(What the task asks):
Images should be left out, and everything else in the listing reproduced exactly.

(Data segment):

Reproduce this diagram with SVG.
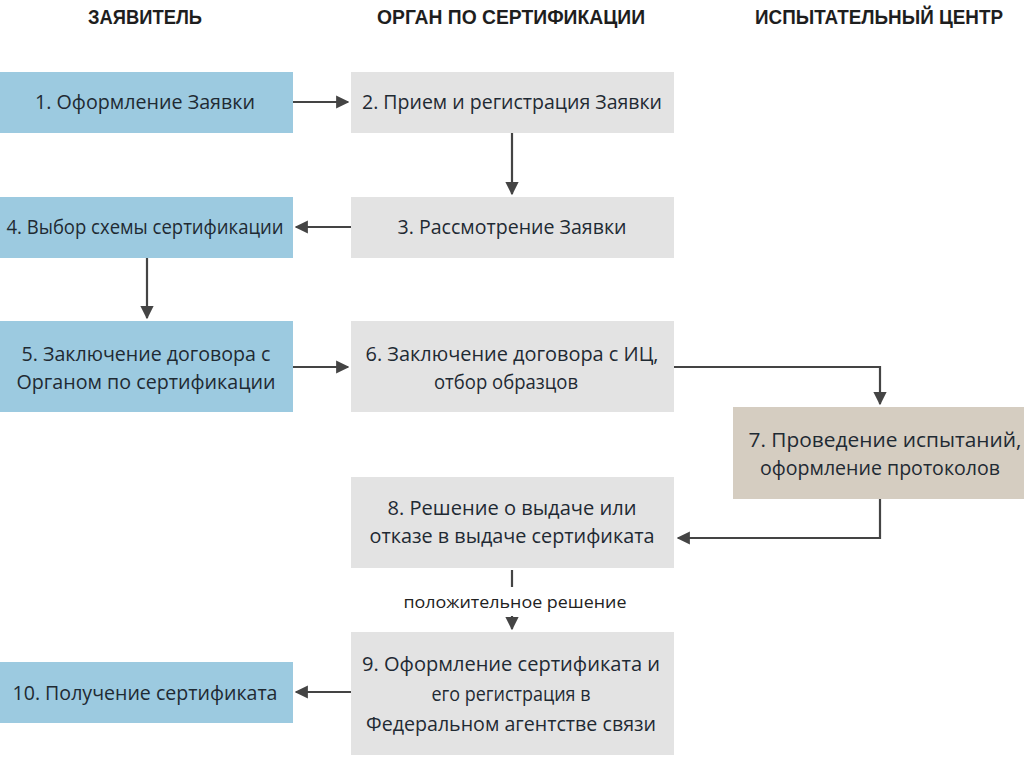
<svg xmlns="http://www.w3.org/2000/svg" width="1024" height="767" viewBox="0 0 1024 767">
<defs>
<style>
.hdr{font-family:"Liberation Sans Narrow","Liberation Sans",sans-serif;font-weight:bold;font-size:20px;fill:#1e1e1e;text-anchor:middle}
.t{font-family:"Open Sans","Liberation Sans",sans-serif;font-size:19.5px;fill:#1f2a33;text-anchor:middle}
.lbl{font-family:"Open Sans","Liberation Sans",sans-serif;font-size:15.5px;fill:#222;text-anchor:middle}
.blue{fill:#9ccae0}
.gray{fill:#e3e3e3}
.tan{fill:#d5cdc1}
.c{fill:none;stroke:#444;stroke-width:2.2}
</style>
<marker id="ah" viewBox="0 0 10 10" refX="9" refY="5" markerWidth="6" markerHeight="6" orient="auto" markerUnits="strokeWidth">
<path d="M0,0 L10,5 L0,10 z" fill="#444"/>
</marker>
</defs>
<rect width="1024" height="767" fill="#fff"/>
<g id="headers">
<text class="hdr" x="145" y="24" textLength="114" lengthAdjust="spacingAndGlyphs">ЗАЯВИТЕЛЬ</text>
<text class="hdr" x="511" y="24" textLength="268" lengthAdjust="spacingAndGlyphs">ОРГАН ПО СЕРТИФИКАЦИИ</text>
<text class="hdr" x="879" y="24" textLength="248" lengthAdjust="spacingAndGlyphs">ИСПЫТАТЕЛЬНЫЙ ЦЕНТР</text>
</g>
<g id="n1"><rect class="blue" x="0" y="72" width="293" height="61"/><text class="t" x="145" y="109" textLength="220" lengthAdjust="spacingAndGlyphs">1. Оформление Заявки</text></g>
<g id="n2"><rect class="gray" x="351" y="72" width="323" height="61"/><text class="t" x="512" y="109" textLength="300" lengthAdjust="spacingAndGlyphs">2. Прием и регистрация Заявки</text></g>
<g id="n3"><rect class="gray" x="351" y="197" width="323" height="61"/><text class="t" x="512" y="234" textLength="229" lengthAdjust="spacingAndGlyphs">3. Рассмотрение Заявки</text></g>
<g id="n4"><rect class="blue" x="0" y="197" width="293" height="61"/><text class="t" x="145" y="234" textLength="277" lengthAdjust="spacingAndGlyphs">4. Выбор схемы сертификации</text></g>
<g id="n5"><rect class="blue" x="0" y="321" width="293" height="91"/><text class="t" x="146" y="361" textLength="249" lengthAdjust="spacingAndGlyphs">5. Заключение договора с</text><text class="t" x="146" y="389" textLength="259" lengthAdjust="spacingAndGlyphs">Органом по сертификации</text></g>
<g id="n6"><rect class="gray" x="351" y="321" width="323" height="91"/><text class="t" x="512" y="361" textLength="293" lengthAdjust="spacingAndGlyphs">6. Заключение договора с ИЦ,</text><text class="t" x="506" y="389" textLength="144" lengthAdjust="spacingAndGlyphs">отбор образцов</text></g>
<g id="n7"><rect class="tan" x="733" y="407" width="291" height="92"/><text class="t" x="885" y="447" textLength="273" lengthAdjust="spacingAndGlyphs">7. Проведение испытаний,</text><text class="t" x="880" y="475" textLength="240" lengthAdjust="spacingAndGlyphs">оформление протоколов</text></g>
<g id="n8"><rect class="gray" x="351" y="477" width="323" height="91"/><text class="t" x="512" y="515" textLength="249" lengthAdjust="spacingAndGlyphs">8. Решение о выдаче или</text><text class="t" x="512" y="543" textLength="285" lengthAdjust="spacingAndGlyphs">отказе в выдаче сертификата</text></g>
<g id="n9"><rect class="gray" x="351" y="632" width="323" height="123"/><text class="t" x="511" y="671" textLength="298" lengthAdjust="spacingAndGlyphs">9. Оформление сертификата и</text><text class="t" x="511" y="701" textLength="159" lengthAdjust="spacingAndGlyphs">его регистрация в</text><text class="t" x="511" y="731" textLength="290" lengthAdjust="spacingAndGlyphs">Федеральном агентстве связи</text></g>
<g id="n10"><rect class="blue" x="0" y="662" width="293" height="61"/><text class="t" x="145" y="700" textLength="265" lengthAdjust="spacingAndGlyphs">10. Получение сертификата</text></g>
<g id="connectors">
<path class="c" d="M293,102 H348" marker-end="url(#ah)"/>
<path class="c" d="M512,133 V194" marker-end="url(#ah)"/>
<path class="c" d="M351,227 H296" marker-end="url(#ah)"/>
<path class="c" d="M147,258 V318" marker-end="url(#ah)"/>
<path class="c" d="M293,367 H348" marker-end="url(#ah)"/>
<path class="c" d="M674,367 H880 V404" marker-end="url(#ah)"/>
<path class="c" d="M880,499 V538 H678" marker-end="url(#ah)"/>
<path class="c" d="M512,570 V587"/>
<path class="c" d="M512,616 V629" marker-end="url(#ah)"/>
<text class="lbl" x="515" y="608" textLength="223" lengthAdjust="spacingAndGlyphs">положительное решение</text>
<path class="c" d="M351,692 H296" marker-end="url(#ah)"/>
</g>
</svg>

(Finished answer):
Reproduce this diagram with SVG.
<svg xmlns="http://www.w3.org/2000/svg" width="1024" height="767" viewBox="0 0 1024 767">
<defs>
<style>
.hdr{font-family:"Liberation Sans Narrow","Liberation Sans",sans-serif;font-weight:bold;font-size:20px;fill:#1e1e1e;text-anchor:middle}
.t{font-family:"Open Sans","Liberation Sans",sans-serif;font-size:19.5px;fill:#1f2a33;text-anchor:middle}
.lbl{font-family:"Open Sans","Liberation Sans",sans-serif;font-size:15.5px;fill:#222;text-anchor:middle}
.blue{fill:#9ccae0}
.gray{fill:#e3e3e3}
.tan{fill:#d5cdc1}
.c{fill:none;stroke:#444;stroke-width:2.2}
</style>
<marker id="ah" viewBox="0 0 10 10" refX="9" refY="5" markerWidth="6" markerHeight="6" orient="auto" markerUnits="strokeWidth">
<path d="M0,0 L10,5 L0,10 z" fill="#444"/>
</marker>
</defs>
<rect width="1024" height="767" fill="#fff"/>
<g id="headers">
<text class="hdr" x="145" y="24" textLength="114" lengthAdjust="spacingAndGlyphs">ЗАЯВИТЕЛЬ</text>
<text class="hdr" x="511" y="24" textLength="268" lengthAdjust="spacingAndGlyphs">ОРГАН ПО СЕРТИФИКАЦИИ</text>
<text class="hdr" x="879" y="24" textLength="248" lengthAdjust="spacingAndGlyphs">ИСПЫТАТЕЛЬНЫЙ ЦЕНТР</text>
</g>
<g id="n1"><rect class="blue" x="0" y="72" width="293" height="61"/><text class="t" x="145" y="109" textLength="220" lengthAdjust="spacingAndGlyphs">1. Оформление Заявки</text></g>
<g id="n2"><rect class="gray" x="351" y="72" width="323" height="61"/><text class="t" x="512" y="109" textLength="300" lengthAdjust="spacingAndGlyphs">2. Прием и регистрация Заявки</text></g>
<g id="n3"><rect class="gray" x="351" y="197" width="323" height="61"/><text class="t" x="512" y="234" textLength="229" lengthAdjust="spacingAndGlyphs">3. Рассмотрение Заявки</text></g>
<g id="n4"><rect class="blue" x="0" y="197" width="293" height="61"/><text class="t" x="145" y="234" textLength="277" lengthAdjust="spacingAndGlyphs">4. Выбор схемы сертификации</text></g>
<g id="n5"><rect class="blue" x="0" y="321" width="293" height="91"/><text class="t" x="146" y="361" textLength="249" lengthAdjust="spacingAndGlyphs">5. Заключение договора с</text><text class="t" x="146" y="389" textLength="259" lengthAdjust="spacingAndGlyphs">Органом по сертификации</text></g>
<g id="n6"><rect class="gray" x="351" y="321" width="323" height="91"/><text class="t" x="512" y="361" textLength="293" lengthAdjust="spacingAndGlyphs">6. Заключение договора с ИЦ,</text><text class="t" x="506" y="389" textLength="144" lengthAdjust="spacingAndGlyphs">отбор образцов</text></g>
<g id="n7"><rect class="tan" x="733" y="407" width="291" height="92"/><text class="t" x="885" y="447" textLength="273" lengthAdjust="spacingAndGlyphs">7. Проведение испытаний,</text><text class="t" x="880" y="475" textLength="240" lengthAdjust="spacingAndGlyphs">оформление протоколов</text></g>
<g id="n8"><rect class="gray" x="351" y="477" width="323" height="91"/><text class="t" x="512" y="515" textLength="249" lengthAdjust="spacingAndGlyphs">8. Решение о выдаче или</text><text class="t" x="512" y="543" textLength="285" lengthAdjust="spacingAndGlyphs">отказе в выдаче сертификата</text></g>
<g id="n9"><rect class="gray" x="351" y="632" width="323" height="123"/><text class="t" x="511" y="671" textLength="298" lengthAdjust="spacingAndGlyphs">9. Оформление сертификата и</text><text class="t" x="511" y="701" textLength="159" lengthAdjust="spacingAndGlyphs">его регистрация в</text><text class="t" x="511" y="731" textLength="290" lengthAdjust="spacingAndGlyphs">Федеральном агентстве связи</text></g>
<g id="n10"><rect class="blue" x="0" y="662" width="293" height="61"/><text class="t" x="145" y="700" textLength="265" lengthAdjust="spacingAndGlyphs">10. Получение сертификата</text></g>
<g id="connectors">
<path class="c" d="M293,102 H348" marker-end="url(#ah)"/>
<path class="c" d="M512,133 V194" marker-end="url(#ah)"/>
<path class="c" d="M351,227 H296" marker-end="url(#ah)"/>
<path class="c" d="M147,258 V318" marker-end="url(#ah)"/>
<path class="c" d="M293,367 H348" marker-end="url(#ah)"/>
<path class="c" d="M674,367 H880 V404" marker-end="url(#ah)"/>
<path class="c" d="M880,499 V538 H678" marker-end="url(#ah)"/>
<path class="c" d="M512,570 V587"/>
<path class="c" d="M512,616 V629" marker-end="url(#ah)"/>
<text class="lbl" x="515" y="608" textLength="223" lengthAdjust="spacingAndGlyphs">положительное решение</text>
<path class="c" d="M351,692 H296" marker-end="url(#ah)"/>
</g>
</svg>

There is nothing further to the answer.